Menheniot is a village located in Cornwall and was a former mining area. The White Hart Inn here was a 17th century coaching inn. Today it offers 9 rooms and a full cooked breakfast every morning and there is real ale in the lounge and public bar areas. The inn has traditional slate floors and beamed ceilings. A beer garden is also available. Ali had worked here when she emailed us in 2016 and she shared, "The scent of a woman's perfume has been smelt in various places when there is no one in the hotel (notably in the kitchen & going up the staircase) there are shadows seen going across the bar and restaurant, the bedrooms all have separate bathrooms and bedrooms (like self contained apartments) and every member of staff has had experience of leaving a room/walking into a room and the TV just switches on. I have had a heavy sigh in my ear with no one around me (after closing time no drinkers no guests no other staff) several of us have swapped stories about something that concerns us (its like a dream during the day kind of like a vision of an old lady just screaming in our faces) there are 3 of us that i know have had these and its re occurring. There's a more worrying darker than dark shadow at the top of the stairs when you turn the lights off and do a walk around to lock up there's like a black mist that's darker than the dark because you can see it....even the owners have had experiences but this isn't something we talk about often, its very much a culture of we all see and hear and smell things.....but we don't talk to each other about it, but just know that we aren't the only ones to experience it.
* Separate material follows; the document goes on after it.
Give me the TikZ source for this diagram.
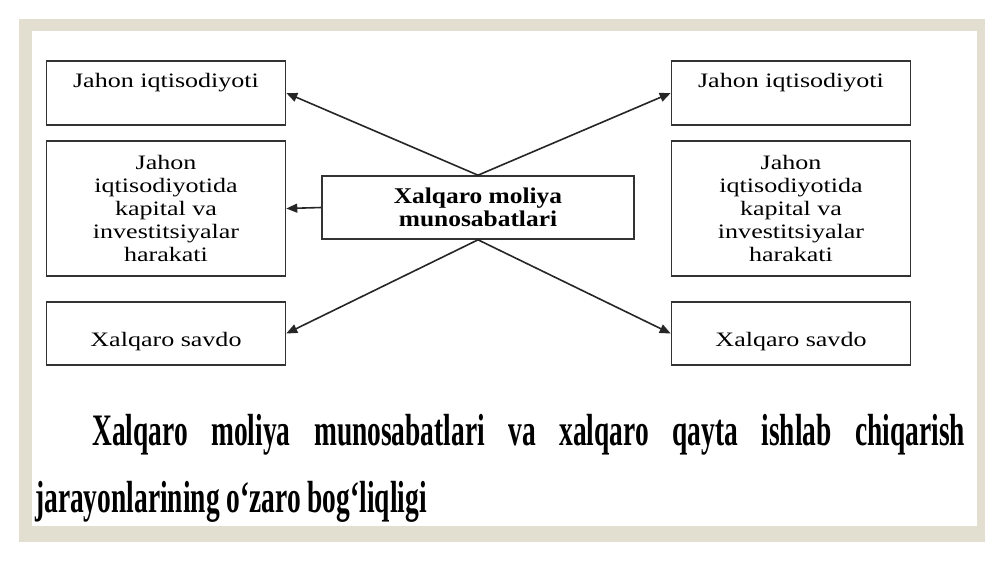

The hotel allows dogs but no one with a dog has ever stayed in room 2. The dogs go bezerk i mean full on crazy barking, growling, so the owners take them out the building and they have to go in other rooms."
Clearly, these White Hart Inns are located in some beautiful and interesting towns. Nearly all sound like great places to get a brew and some pub food. And possibly experience some unexplained activity. Are these White Hart Hotels haunted? That is for you to decide!